(Data extracted from a collection)
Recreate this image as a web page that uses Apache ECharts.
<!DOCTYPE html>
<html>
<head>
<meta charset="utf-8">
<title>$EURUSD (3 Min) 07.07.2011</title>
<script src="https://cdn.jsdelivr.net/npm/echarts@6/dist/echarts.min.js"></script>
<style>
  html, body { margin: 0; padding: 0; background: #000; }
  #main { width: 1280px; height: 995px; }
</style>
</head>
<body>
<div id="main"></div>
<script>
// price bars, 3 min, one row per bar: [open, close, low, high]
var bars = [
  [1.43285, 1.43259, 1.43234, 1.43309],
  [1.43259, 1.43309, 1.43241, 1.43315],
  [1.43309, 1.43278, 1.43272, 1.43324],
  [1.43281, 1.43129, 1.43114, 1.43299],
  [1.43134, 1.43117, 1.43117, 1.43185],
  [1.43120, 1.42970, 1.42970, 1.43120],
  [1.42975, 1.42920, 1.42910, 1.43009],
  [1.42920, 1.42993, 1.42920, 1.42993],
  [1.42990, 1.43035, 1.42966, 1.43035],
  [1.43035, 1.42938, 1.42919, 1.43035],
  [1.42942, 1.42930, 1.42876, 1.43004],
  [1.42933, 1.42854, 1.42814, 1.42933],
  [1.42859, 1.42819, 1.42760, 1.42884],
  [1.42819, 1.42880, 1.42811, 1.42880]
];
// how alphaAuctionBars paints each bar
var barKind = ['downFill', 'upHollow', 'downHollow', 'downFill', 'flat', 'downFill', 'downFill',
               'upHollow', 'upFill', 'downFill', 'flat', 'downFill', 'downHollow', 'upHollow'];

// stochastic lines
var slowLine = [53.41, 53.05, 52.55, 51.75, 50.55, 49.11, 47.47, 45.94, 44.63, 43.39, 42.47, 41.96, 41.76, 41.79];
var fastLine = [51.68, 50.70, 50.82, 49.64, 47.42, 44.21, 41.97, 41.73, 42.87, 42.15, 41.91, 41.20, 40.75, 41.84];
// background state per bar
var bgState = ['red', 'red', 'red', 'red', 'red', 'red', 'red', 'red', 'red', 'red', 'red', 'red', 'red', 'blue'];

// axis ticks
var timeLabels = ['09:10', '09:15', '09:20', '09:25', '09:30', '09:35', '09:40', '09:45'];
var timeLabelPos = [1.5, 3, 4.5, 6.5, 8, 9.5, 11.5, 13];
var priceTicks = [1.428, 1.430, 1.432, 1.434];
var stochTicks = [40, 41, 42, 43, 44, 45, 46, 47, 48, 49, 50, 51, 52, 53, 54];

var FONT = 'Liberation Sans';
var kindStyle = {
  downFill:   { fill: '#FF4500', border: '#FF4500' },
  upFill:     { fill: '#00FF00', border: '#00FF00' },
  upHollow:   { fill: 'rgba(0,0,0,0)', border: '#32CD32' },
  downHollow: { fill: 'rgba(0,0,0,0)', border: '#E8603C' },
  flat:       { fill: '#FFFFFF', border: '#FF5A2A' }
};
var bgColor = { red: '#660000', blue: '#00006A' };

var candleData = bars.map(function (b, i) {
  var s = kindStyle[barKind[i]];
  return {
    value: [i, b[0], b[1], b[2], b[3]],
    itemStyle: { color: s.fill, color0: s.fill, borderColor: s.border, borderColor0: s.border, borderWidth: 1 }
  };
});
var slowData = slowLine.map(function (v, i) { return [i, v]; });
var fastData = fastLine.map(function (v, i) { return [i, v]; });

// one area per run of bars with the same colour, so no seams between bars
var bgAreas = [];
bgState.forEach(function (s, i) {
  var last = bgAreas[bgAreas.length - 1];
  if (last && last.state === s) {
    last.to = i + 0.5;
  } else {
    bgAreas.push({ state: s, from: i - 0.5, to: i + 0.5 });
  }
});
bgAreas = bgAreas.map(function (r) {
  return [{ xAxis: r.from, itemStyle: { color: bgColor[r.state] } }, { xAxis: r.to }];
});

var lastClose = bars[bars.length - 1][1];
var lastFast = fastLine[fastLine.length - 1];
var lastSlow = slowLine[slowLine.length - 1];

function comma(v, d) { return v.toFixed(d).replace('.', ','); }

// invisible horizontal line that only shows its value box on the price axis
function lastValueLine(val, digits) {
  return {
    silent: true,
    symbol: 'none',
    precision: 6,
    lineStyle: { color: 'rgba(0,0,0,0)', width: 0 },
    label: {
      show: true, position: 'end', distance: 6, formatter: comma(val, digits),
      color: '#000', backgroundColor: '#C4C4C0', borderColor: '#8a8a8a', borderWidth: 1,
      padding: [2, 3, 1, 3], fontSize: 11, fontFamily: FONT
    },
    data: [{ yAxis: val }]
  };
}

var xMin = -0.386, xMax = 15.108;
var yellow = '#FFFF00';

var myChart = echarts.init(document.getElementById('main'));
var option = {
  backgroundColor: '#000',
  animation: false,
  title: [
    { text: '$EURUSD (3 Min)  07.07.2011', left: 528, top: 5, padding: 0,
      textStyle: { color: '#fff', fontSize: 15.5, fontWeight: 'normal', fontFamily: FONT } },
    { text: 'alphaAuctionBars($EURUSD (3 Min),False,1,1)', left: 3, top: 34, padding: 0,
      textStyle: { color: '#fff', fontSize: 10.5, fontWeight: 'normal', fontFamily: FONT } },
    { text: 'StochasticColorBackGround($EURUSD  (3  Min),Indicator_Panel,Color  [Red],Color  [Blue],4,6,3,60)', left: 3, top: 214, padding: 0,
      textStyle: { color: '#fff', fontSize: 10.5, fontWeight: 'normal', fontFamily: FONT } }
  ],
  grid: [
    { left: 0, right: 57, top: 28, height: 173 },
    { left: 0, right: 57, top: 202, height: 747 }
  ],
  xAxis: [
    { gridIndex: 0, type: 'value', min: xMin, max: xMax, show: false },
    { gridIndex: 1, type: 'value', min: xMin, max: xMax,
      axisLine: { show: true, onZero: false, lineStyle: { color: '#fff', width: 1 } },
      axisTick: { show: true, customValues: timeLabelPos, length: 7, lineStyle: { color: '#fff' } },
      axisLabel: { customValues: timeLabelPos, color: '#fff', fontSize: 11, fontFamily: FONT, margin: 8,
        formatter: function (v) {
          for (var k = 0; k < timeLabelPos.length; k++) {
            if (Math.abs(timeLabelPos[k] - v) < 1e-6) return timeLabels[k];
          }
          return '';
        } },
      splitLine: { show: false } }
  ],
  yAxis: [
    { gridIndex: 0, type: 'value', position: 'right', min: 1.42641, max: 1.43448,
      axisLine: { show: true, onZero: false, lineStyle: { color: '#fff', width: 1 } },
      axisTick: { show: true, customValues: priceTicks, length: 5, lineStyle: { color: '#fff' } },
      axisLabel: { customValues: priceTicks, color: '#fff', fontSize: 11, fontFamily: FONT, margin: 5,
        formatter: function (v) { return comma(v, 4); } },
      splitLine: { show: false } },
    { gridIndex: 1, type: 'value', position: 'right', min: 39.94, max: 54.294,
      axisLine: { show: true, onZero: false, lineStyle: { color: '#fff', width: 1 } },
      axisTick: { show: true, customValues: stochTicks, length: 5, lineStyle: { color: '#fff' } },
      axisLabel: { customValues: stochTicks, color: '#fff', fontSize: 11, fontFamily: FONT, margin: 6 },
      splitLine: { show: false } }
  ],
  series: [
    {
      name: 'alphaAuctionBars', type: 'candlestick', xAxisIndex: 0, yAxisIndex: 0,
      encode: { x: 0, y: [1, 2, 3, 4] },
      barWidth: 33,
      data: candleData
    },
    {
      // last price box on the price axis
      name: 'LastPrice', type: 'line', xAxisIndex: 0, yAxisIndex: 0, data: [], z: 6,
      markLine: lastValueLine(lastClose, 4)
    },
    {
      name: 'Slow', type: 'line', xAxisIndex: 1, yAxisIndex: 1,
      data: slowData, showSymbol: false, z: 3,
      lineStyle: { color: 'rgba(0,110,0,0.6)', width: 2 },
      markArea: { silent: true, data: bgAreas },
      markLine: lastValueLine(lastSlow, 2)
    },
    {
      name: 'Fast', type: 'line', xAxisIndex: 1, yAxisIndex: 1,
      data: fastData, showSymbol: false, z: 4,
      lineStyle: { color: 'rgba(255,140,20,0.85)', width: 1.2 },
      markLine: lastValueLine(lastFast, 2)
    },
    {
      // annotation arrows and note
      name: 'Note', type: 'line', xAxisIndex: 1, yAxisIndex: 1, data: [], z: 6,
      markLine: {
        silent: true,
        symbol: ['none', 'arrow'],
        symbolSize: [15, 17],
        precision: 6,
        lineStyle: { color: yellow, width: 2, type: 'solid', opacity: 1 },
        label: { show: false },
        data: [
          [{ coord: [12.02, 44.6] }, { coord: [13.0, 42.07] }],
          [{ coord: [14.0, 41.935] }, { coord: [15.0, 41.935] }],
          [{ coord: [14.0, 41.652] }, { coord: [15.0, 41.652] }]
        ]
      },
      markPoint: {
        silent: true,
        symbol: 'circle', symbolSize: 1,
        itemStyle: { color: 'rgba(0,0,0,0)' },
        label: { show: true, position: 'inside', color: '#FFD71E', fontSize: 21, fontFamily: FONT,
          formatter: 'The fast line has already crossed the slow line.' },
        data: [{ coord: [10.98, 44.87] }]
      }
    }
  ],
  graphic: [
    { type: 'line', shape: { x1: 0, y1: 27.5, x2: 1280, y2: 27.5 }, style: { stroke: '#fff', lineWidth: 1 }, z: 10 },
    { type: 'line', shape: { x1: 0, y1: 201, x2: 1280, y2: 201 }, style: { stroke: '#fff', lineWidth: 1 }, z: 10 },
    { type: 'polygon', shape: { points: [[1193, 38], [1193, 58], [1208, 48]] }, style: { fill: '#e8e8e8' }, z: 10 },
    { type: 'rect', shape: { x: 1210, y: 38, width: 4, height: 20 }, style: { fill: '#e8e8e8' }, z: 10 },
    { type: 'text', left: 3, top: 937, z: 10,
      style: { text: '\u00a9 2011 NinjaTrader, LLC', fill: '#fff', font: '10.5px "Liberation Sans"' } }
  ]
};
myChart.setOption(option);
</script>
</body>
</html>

...

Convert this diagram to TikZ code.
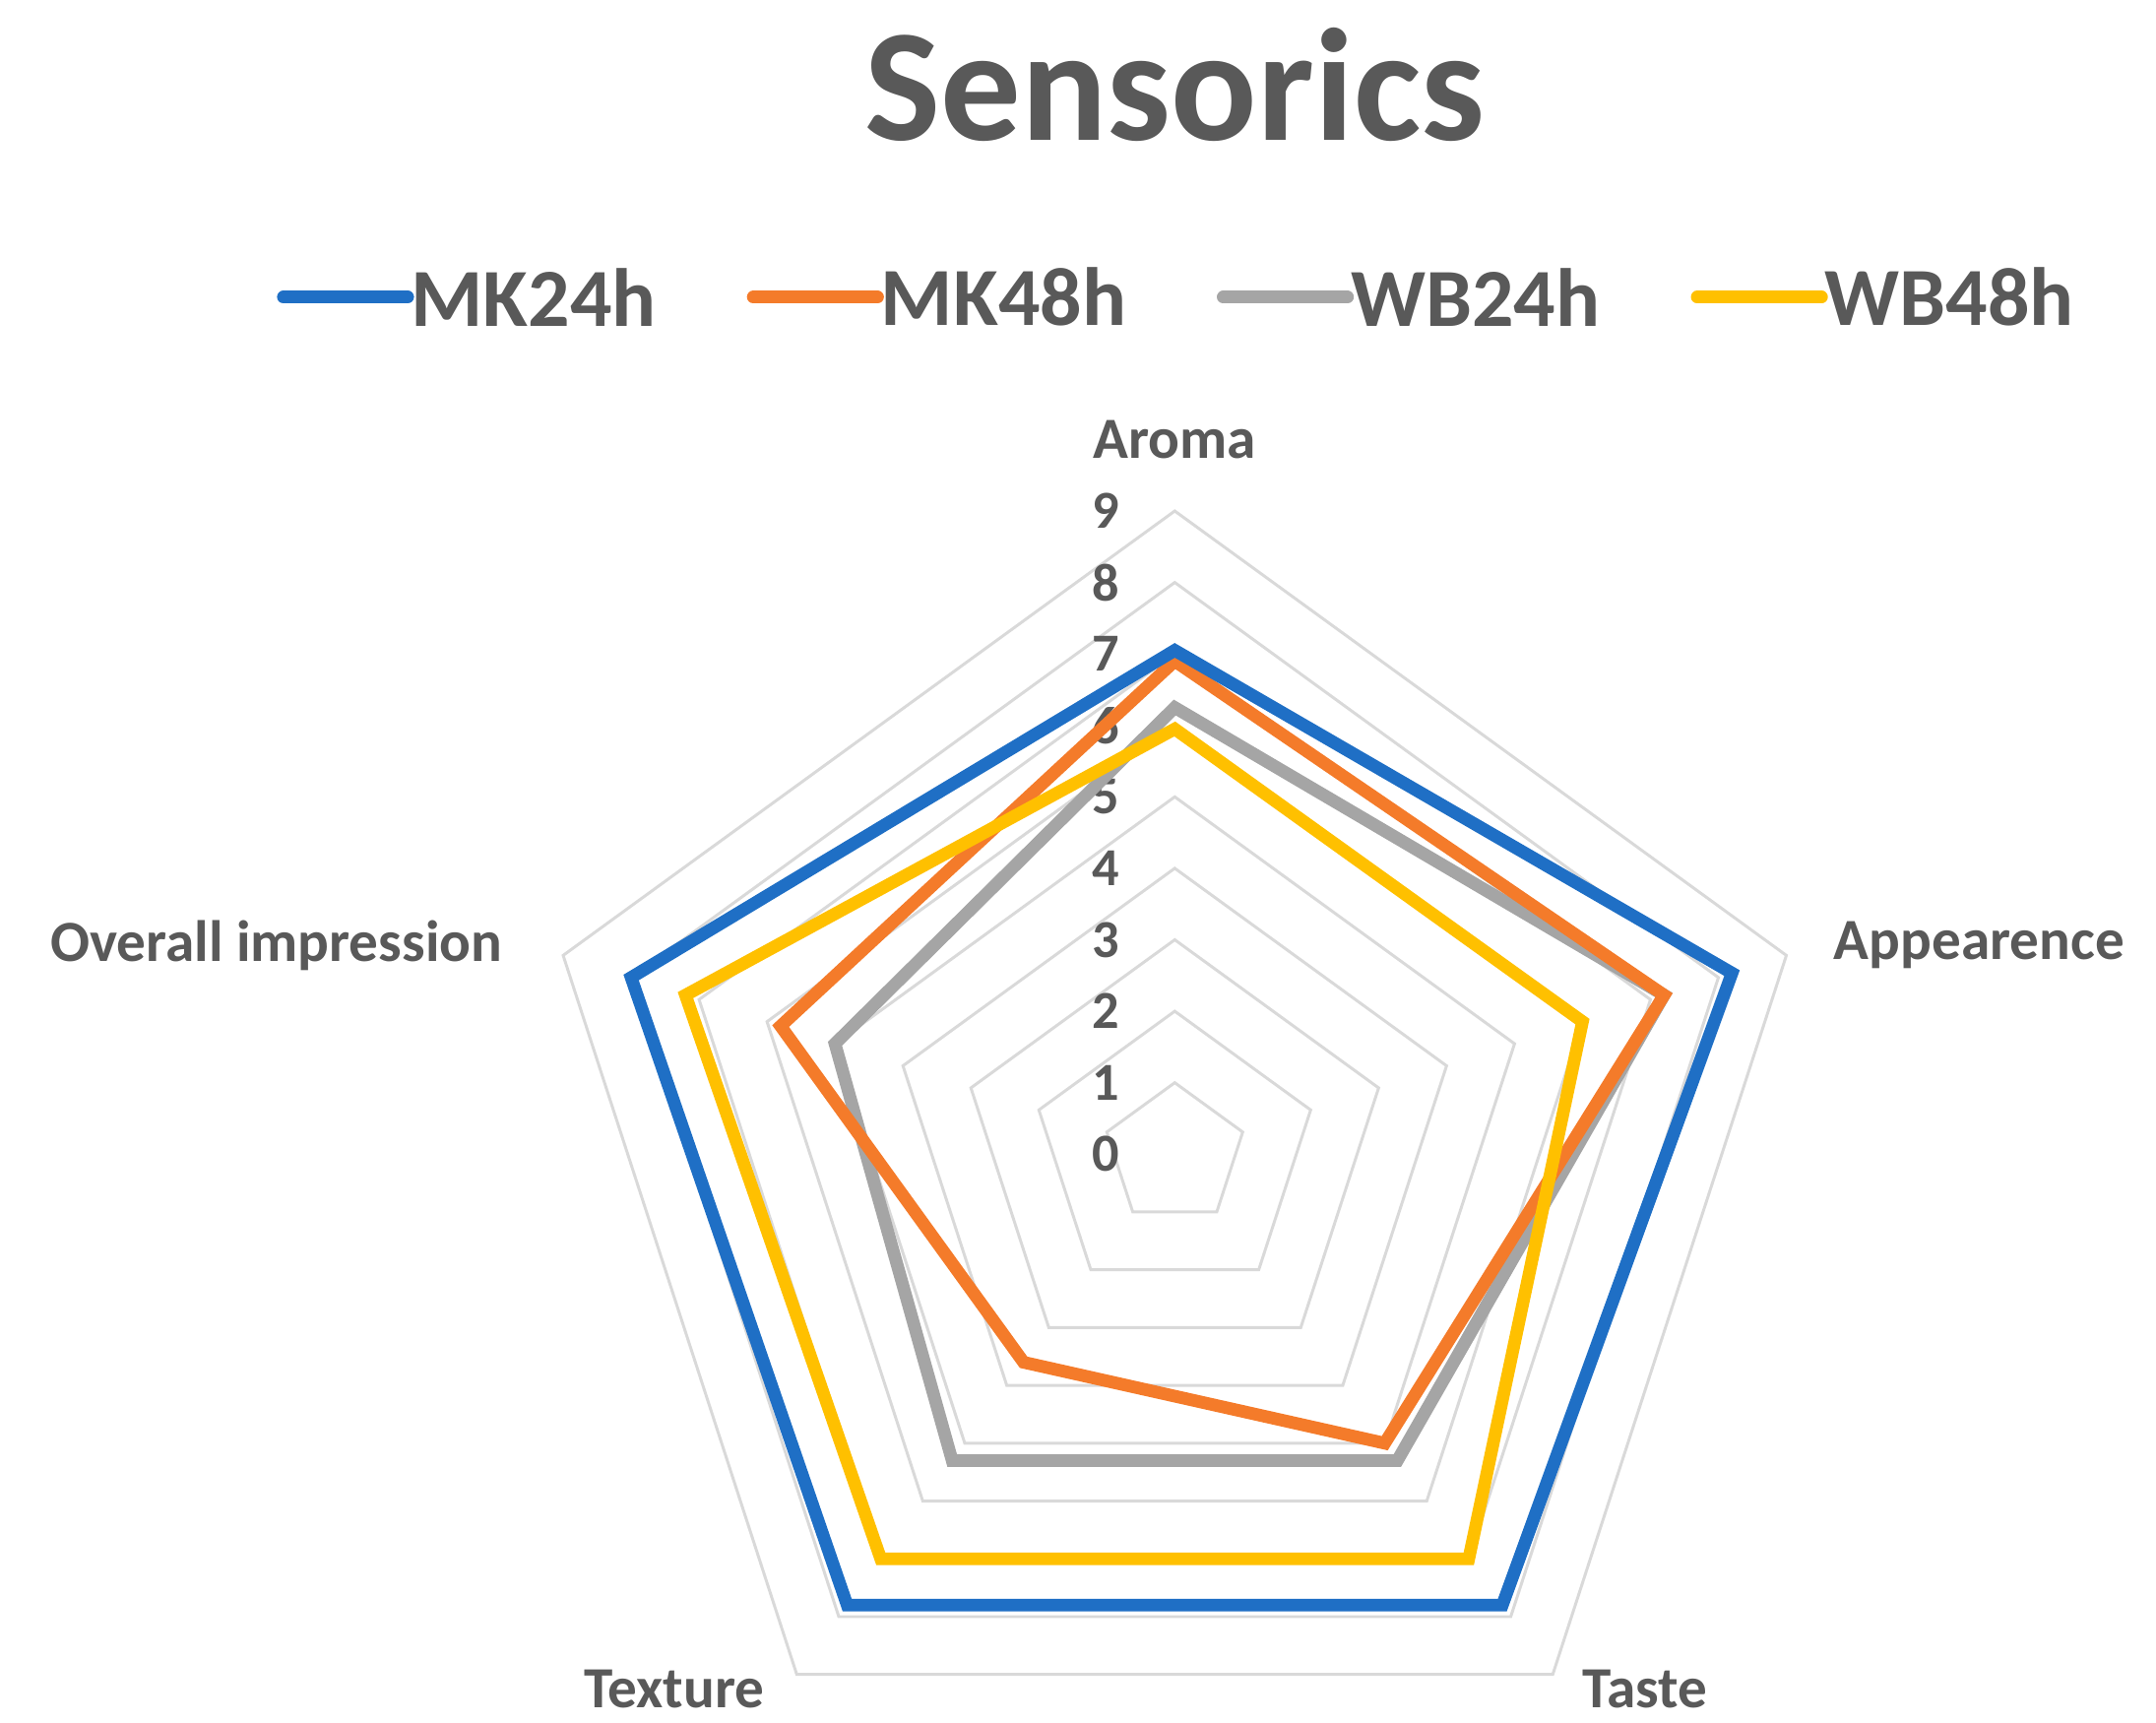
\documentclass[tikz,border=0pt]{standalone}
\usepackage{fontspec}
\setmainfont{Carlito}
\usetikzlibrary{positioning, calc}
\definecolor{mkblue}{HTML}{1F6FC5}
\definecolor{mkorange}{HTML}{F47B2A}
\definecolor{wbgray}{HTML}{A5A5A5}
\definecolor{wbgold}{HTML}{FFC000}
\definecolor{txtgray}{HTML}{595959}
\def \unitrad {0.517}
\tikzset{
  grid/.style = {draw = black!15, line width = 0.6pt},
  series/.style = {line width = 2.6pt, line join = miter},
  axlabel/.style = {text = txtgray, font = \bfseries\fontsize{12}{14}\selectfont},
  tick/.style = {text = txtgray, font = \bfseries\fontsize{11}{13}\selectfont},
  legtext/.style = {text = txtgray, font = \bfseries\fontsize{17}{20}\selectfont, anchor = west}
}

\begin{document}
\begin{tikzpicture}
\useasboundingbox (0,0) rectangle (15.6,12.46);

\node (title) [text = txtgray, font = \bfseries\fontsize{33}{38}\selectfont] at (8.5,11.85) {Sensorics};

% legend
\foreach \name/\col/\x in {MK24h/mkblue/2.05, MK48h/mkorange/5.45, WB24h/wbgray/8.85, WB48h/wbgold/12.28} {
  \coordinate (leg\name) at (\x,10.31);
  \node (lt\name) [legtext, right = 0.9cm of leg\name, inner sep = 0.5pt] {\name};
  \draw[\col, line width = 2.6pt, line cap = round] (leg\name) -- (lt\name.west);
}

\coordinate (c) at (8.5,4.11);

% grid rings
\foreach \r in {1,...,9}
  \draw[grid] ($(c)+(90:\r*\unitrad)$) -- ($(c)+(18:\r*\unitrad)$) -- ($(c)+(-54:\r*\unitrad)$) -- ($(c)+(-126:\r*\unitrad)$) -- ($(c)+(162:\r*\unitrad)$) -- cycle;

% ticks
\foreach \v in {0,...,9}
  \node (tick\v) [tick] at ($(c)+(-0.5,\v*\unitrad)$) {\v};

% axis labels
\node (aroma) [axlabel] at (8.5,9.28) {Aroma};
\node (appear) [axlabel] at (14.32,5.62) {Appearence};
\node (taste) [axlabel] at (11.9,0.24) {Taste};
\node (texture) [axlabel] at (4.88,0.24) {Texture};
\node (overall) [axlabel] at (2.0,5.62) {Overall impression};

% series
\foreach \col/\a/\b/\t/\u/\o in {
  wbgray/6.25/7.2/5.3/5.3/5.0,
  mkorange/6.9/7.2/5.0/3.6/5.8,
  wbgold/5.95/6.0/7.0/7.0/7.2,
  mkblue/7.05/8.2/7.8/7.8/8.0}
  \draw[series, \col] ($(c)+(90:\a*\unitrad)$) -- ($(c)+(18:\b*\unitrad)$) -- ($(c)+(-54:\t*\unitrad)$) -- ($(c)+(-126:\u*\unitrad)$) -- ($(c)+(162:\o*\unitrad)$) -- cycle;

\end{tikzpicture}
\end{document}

---

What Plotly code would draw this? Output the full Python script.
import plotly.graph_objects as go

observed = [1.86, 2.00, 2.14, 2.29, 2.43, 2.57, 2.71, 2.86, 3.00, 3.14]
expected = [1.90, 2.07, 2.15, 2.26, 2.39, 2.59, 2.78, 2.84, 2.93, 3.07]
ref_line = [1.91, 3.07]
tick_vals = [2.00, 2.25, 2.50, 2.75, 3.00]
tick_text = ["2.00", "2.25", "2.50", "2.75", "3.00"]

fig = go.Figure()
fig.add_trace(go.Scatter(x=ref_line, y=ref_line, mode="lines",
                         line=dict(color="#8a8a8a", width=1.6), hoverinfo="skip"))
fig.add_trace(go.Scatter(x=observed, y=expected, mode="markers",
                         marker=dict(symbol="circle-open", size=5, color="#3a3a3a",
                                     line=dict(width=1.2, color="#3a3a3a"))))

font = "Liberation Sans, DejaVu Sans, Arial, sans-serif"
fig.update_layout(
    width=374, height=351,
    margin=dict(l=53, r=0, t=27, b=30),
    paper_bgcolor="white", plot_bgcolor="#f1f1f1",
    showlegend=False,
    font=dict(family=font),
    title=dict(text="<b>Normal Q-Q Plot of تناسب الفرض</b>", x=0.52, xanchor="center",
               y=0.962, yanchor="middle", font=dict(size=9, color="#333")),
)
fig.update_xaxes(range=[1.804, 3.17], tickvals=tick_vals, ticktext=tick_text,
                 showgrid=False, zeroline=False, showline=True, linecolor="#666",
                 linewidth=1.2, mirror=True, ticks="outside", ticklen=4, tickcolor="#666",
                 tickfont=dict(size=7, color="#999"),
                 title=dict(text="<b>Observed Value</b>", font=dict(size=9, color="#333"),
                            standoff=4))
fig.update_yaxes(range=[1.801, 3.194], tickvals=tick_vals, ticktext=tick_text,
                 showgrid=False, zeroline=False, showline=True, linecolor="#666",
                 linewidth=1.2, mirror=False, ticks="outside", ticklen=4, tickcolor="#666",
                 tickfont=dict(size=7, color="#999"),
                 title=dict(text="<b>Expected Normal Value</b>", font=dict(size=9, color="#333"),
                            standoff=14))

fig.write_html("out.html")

What to produce — Do not copy any pictures. Retype exactly the stretch from the line with "Convert this diagram to TikZ code." through the line with "(tick\v) [tick] at".

Task result —
Convert this diagram to TikZ code.
\documentclass[tikz,border=0pt]{standalone}
\usepackage{fontspec}
\setmainfont{Carlito}
\usetikzlibrary{positioning, calc}
\definecolor{mkblue}{HTML}{1F6FC5}
\definecolor{mkorange}{HTML}{F47B2A}
\definecolor{wbgray}{HTML}{A5A5A5}
\definecolor{wbgold}{HTML}{FFC000}
\definecolor{txtgray}{HTML}{595959}
\def \unitrad {0.517}
\tikzset{
  grid/.style = {draw = black!15, line width = 0.6pt},
  series/.style = {line width = 2.6pt, line join = miter},
  axlabel/.style = {text = txtgray, font = \bfseries\fontsize{12}{14}\selectfont},
  tick/.style = {text = txtgray, font = \bfseries\fontsize{11}{13}\selectfont},
  legtext/.style = {text = txtgray, font = \bfseries\fontsize{17}{20}\selectfont, anchor = west}
}

\begin{document}
\begin{tikzpicture}
\useasboundingbox (0,0) rectangle (15.6,12.46);

\node (title) [text = txtgray, font = \bfseries\fontsize{33}{38}\selectfont] at (8.5,11.85) {Sensorics};

% legend
\foreach \name/\col/\x in {MK24h/mkblue/2.05, MK48h/mkorange/5.45, WB24h/wbgray/8.85, WB48h/wbgold/12.28} {
  \coordinate (leg\name) at (\x,10.31);
  \node (lt\name) [legtext, right = 0.9cm of leg\name, inner sep = 0.5pt] {\name};
  \draw[\col, line width = 2.6pt, line cap = round] (leg\name) -- (lt\name.west);
}

\coordinate (c) at (8.5,4.11);

% grid rings
\foreach \r in {1,...,9}
  \draw[grid] ($(c)+(90:\r*\unitrad)$) -- ($(c)+(18:\r*\unitrad)$) -- ($(c)+(-54:\r*\unitrad)$) -- ($(c)+(-126:\r*\unitrad)$) -- ($(c)+(162:\r*\unitrad)$) -- cycle;

% ticks
\foreach \v in {0,...,9}
  \node (tick\v) [tick] at ($(c)+(-0.5,\v*\unitrad)$) {\v};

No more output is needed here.